Mahesh Illindala, assistant professor in the Department of Electrical and Computer Engineering at the Ohio State University in the USA, will deliver a guest lecture on ‘Modeling of distributed energy resources and their limiting conditions’ at IITH on June 9th at 11.30 a.m. For a microgrid with a mix of distributed energy resources (DERs), major challenges on its survivability are found in the islanded condition, according to a release here on Wednesday.
In particular, a sudden loss of generation or a large and fluctuating load could force the microgrid to operate near its capacity limits. Such a situation can cause a cascading collapse of the mixed-source microgrid, even when the load demand is within the system’s power rating. This condition was observed during several tests carried out at the Consortium for Electric Reliability Technology Solutions (CERTS) Microgrid Test Bed. This work analyzes the root causes behind the collapse.

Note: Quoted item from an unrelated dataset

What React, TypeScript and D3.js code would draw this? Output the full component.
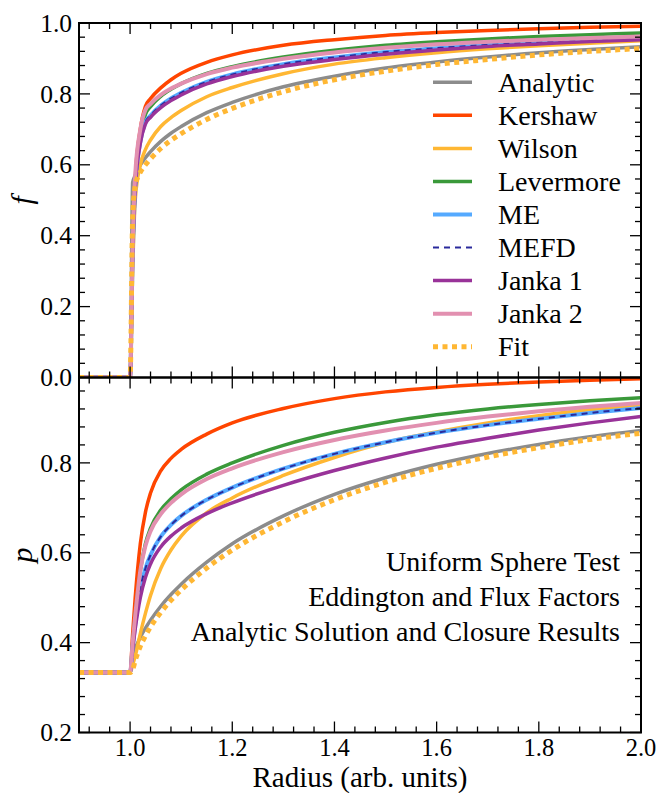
import React from "react";
import * as d3 from "d3";

// Radial sample positions shared by every series
const radius = [0.9, 1.0, 1.005, 1.01, 1.02, 1.03, 1.04, 1.06, 1.08, 1.1, 1.15, 1.2, 1.3, 1.4, 1.5, 1.6, 1.7, 1.8, 1.9, 2.0];

// Flux factor f
const fAnalytic = [0, 0, 0.55, 0.57, 0.599, 0.62, 0.637, 0.666, 0.689, 0.708, 0.747, 0.776, 0.82, 0.85, 0.873, 0.89, 0.904, 0.916, 0.925, 0.933];
const fKershaw = [0, 0, 0.36, 0.56, 0.7, 0.765, 0.787, 0.817, 0.84, 0.858, 0.889, 0.91, 0.937, 0.953, 0.965, 0.973, 0.979, 0.984, 0.988, 0.991];
const fWilson = [0, 0, 0.3, 0.5, 0.6, 0.643, 0.67, 0.708, 0.733, 0.753, 0.792, 0.818, 0.857, 0.884, 0.902, 0.916, 0.927, 0.936, 0.943, 0.95];
const fLevermore = [0, 0, 0.35, 0.54, 0.68, 0.742, 0.764, 0.793, 0.813, 0.829, 0.858, 0.877, 0.904, 0.923, 0.937, 0.947, 0.955, 0.962, 0.967, 0.972];
const fME = [0, 0, 0.34, 0.53, 0.665, 0.72, 0.739, 0.767, 0.787, 0.803, 0.834, 0.855, 0.884, 0.903, 0.918, 0.929, 0.938, 0.945, 0.951, 0.956];
const fMEFD = [0, 0, 0.34, 0.53, 0.665, 0.72, 0.739, 0.767, 0.787, 0.803, 0.834, 0.855, 0.884, 0.903, 0.918, 0.929, 0.938, 0.945, 0.951, 0.956];
const fJanka1 = [0, 0, 0.34, 0.53, 0.66, 0.715, 0.734, 0.761, 0.781, 0.797, 0.828, 0.849, 0.878, 0.897, 0.912, 0.924, 0.934, 0.941, 0.948, 0.953];
const fJanka2 = [0, 0, 0.37, 0.57, 0.7, 0.755, 0.772, 0.797, 0.815, 0.829, 0.856, 0.874, 0.899, 0.917, 0.93, 0.94, 0.947, 0.953, 0.958, 0.962];
const fFit = [0, 0, 0.45, 0.54, 0.579, 0.6, 0.617, 0.646, 0.669, 0.688, 0.728, 0.759, 0.806, 0.84, 0.864, 0.883, 0.897, 0.91, 0.92, 0.928];

// Eddington factor p
const pAnalytic = [0.3333, 0.3333, 0.37, 0.387, 0.412, 0.432, 0.45, 0.481, 0.507, 0.53, 0.579, 0.62, 0.682, 0.73, 0.767, 0.797, 0.821, 0.841, 0.858, 0.872];
const pKershaw = [0.3333, 0.3333, 0.42, 0.5, 0.62, 0.69, 0.733, 0.782, 0.81, 0.83, 0.864, 0.889, 0.921, 0.943, 0.958, 0.968, 0.975, 0.98, 0.984, 0.987];
const pWilson = [0.3333, 0.3333, 0.35, 0.37, 0.42, 0.465, 0.505, 0.565, 0.606, 0.637, 0.689, 0.722, 0.772, 0.812, 0.845, 0.869, 0.889, 0.905, 0.918, 0.929];
const pLevermore = [0.3333, 0.3333, 0.4, 0.46, 0.56, 0.62, 0.655, 0.695, 0.72, 0.74, 0.775, 0.8, 0.839, 0.868, 0.89, 0.907, 0.92, 0.93, 0.938, 0.945];
const pME = [0.3333, 0.3333, 0.39, 0.44, 0.52, 0.565, 0.595, 0.636, 0.662, 0.682, 0.718, 0.745, 0.787, 0.82, 0.846, 0.867, 0.884, 0.898, 0.911, 0.922];
const pMEFD = [0.3333, 0.3333, 0.39, 0.44, 0.52, 0.565, 0.595, 0.636, 0.662, 0.682, 0.718, 0.745, 0.787, 0.82, 0.846, 0.867, 0.884, 0.898, 0.911, 0.922];
const pJanka1 = [0.3333, 0.3333, 0.385, 0.43, 0.5, 0.545, 0.575, 0.613, 0.637, 0.655, 0.687, 0.711, 0.75, 0.783, 0.811, 0.835, 0.855, 0.873, 0.889, 0.903];
const pJanka2 = [0.3333, 0.3333, 0.4, 0.46, 0.56, 0.615, 0.648, 0.686, 0.711, 0.73, 0.764, 0.788, 0.824, 0.851, 0.872, 0.889, 0.903, 0.915, 0.925, 0.933];
const pFit = [0.3333, 0.3333, 0.34, 0.36, 0.392, 0.415, 0.435, 0.467, 0.494, 0.517, 0.566, 0.606, 0.669, 0.718, 0.757, 0.788, 0.813, 0.834, 0.852, 0.866];

const seriesNames = ["Analytic", "Kershaw", "Wilson", "Levermore", "ME", "MEFD", "Janka 1", "Janka 2", "Fit"];
const fluxSeries = [fAnalytic, fKershaw, fWilson, fLevermore, fME, fMEFD, fJanka1, fJanka2, fFit];
const eddSeries = [pAnalytic, pKershaw, pWilson, pLevermore, pME, pMEFD, pJanka1, pJanka2, pFit];

const notes = ["Uniform Sphere Test", "Eddington and Flux Factors", "Analytic Solution and Closure Results"];

const styles = [
  { color: "#8c8c8c", width: 3.5, dash: null },
  { color: "#ff4500", width: 3.5, dash: null },
  { color: "#ffb733", width: 3.5, dash: null },
  { color: "#3a993a", width: 3.5, dash: null },
  { color: "#55aaff", width: 4, dash: null },
  { color: "#2a2a9c", width: 2, dash: "6,5" },
  { color: "#993399", width: 3.5, dash: null },
  { color: "#e290b0", width: 4, dash: null },
  { color: "#ffb733", width: 5, dash: "5,4.5" },
];

const W = 660;
const H = 793;
const L = 79;
const R = 641;
const T = 23;
const MID = 377.5;
const B = 732.5;
const FONT = '"Liberation Serif", "Times New Roman", Times, "DejaVu Serif", serif';

export default function App() {
  const x = d3.scaleLinear().domain([0.9, 2.0]).range([L, R]);
  const yTop = d3.scaleLinear().domain([0, 1]).range([MID, T]);
  const yBot = d3.scaleLinear().domain([0.2, 0.99]).range([B, MID]);

  const makeLine = (y: d3.ScaleLinear<number, number>) =>
    d3
      .line<[number, number]>()
      .x((d) => x(d[0]))
      .y((d) => y(d[1]))
      .curve(d3.curveMonotoneX);

  const lineTop = makeLine(yTop);
  const lineBot = makeLine(yBot);

  const xMajor = d3.range(1.0, 2.0001, 0.2);
  const xMinor = d3.range(0.92, 2.0001, 0.04).filter((v) => !xMajor.some((m) => Math.abs(m - v) < 1e-6));
  const yTopMajor = d3.range(0, 1.0001, 0.2);
  const yTopMinor = d3.range(0, 1.0001, 0.04).filter((v) => !yTopMajor.some((m) => Math.abs(m - v) < 1e-6));
  const yBotMajor = d3.range(0.2, 0.99, 0.2);
  const yBotMinor = d3.range(0.2, 0.99, 0.04).filter((v) => !yBotMajor.some((m) => Math.abs(m - v) < 1e-6));

  const majLen = 11;
  const minLen = 6;

  const panelTicks = (y: d3.ScaleLinear<number, number>, yMaj: number[], yMin: number[], top: number, bottom: number, key: string) => (
    <g key={key} stroke="#000" strokeWidth={1.3}>
      {xMajor.map((v, i) => (
        <g key={"xM" + i}>
          <line x1={x(v)} x2={x(v)} y1={bottom} y2={bottom - majLen} />
          <line x1={x(v)} x2={x(v)} y1={top} y2={top + majLen} />
        </g>
      ))}
      {xMinor.map((v, i) => (
        <g key={"xm" + i}>
          <line x1={x(v)} x2={x(v)} y1={bottom} y2={bottom - minLen} />
          <line x1={x(v)} x2={x(v)} y1={top} y2={top + minLen} />
        </g>
      ))}
      {yMaj.map((v, i) => (
        <g key={"yM" + i}>
          <line x1={L} x2={L + majLen} y1={y(v)} y2={y(v)} />
          <line x1={R} x2={R - majLen} y1={y(v)} y2={y(v)} />
        </g>
      ))}
      {yMin.map((v, i) => (
        <g key={"ym" + i}>
          <line x1={L} x2={L + minLen} y1={y(v)} y2={y(v)} />
          <line x1={R} x2={R - minLen} y1={y(v)} y2={y(v)} />
        </g>
      ))}
    </g>
  );

  const drawSeries = (data: number[][], line: d3.Line<[number, number]>, clip: string) => (
    <g clipPath={`url(#${clip})`}>
      {data.map((vals, i) => {
        const pts = radius.map((r, j) => [r, vals[j]] as [number, number]);
        const s = styles[i];
        return (
          <path
            key={seriesNames[i]}
            d={line(pts) || ""}
            fill="none"
            stroke={s.color}
            strokeWidth={s.width}
            strokeDasharray={s.dash || undefined}
            strokeLinejoin="round"
          />
        );
      })}
    </g>
  );

  const legendX = 433;
  const legendY0 = 82.3;
  const legendStep = 33.05;

  return (
    <svg
      width={W}
      height={H}
      viewBox={`0 0 ${W} ${H}`}
      style={{ position: "absolute", left: 0, top: 0, background: "#fff", fontFamily: FONT }}
    >
      <defs>
        <clipPath id="clipTop">
          <rect x={L} y={T} width={R - L} height={MID - T} />
        </clipPath>
        <clipPath id="clipBot">
          <rect x={L} y={MID} width={R - L} height={B - MID} />
        </clipPath>
      </defs>
      <rect x={0} y={0} width={W} height={H} fill="#fff" />

      {drawSeries(fluxSeries, lineTop, "clipTop")}
      {drawSeries(eddSeries, lineBot, "clipBot")}

      {panelTicks(yTop, yTopMajor, yTopMinor, T, MID, "tTop")}
      {panelTicks(yBot, yBotMajor, yBotMinor, MID, B, "tBot")}

      {/* frames */}
      <rect x={L} y={T} width={R - L} height={MID - T} fill="none" stroke="#000" strokeWidth={2} />
      <rect x={L} y={MID} width={R - L} height={B - MID} fill="none" stroke="#000" strokeWidth={2} />

      {/* y tick labels */}
      <g style={{ fontFamily: FONT, fontSize: 25.5 }} textAnchor="end" fill="#000">
        {yTopMajor.map((v, i) => (
          <text key={"lt" + i} x={L - 7} y={yTop(v)} dy="0.34em">
            {d3.format(".1f")(v)}
          </text>
        ))}
        {yBotMajor.map((v, i) => (
          <text key={"lb" + i} x={L - 7} y={yBot(v)} dy="0.34em">
            {d3.format(".1f")(v)}
          </text>
        ))}
      </g>

      {/* x tick labels */}
      <g style={{ fontFamily: FONT, fontSize: 24.5 }} textAnchor="middle" fill="#000">
        {xMajor.map((v, i) => (
          <text key={"lx" + i} x={x(v)} y={755.5}>
            {d3.format(".1f")(v)}
          </text>
        ))}
      </g>

      <text x={(L + R) / 2} y={787} textAnchor="middle" style={{ fontFamily: FONT, fontSize: 29 }}>
        Radius (arb. units)
      </text>
      <text x={0} y={0} textAnchor="middle" style={{ fontFamily: FONT, fontSize: 30, fontStyle: "italic" }} transform={`translate(32, ${(T + MID) / 2}) rotate(-90)`}>
        f
      </text>
      <text x={0} y={0} textAnchor="middle" style={{ fontFamily: FONT, fontSize: 30, fontStyle: "italic" }} transform={`translate(32, ${(MID + B) / 2}) rotate(-90)`}>
        p
      </text>

      {/* legend */}
      <g>
        {seriesNames.map((name, i) => {
          const yy = legendY0 + i * legendStep;
          const s = styles[i];
          return (
            <g key={"lg" + i}>
              <line
                x1={legendX}
                x2={legendX + 39}
                y1={yy}
                y2={yy}
                stroke={s.color}
                strokeWidth={s.width}
                strokeDasharray={s.dash || undefined}
              />
              <text x={498} y={yy + 9.5} style={{ fontFamily: FONT, fontSize: 28 }}>
                {name}
              </text>
            </g>
          );
        })}
      </g>

      {/* annotation */}
      <g textAnchor="end" style={{ fontFamily: FONT, fontSize: 28 }}>
        {notes.map((t, i) => (
          <text key={"n" + i} x={620} y={571 + i * 35}>
            {t}
          </text>
        ))}
      </g>
    </svg>
  );
}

It highlights that the capacity of a low-inertia system to support load changes is contributed by faster responding DERs initially. Therefore, the microgrid is particularly susceptible if the faster responding DERs do not have adequate reserve margin. Two control methods are evaluated for providing safeguards to these DERs and prevent the system collapse.
Dr. Mahesh research interests include microgrids, distributed energy resources, electrical energy conversion and storage, power system applications of multi-agent systems, protective relaying, and advanced electric drive transportation systems.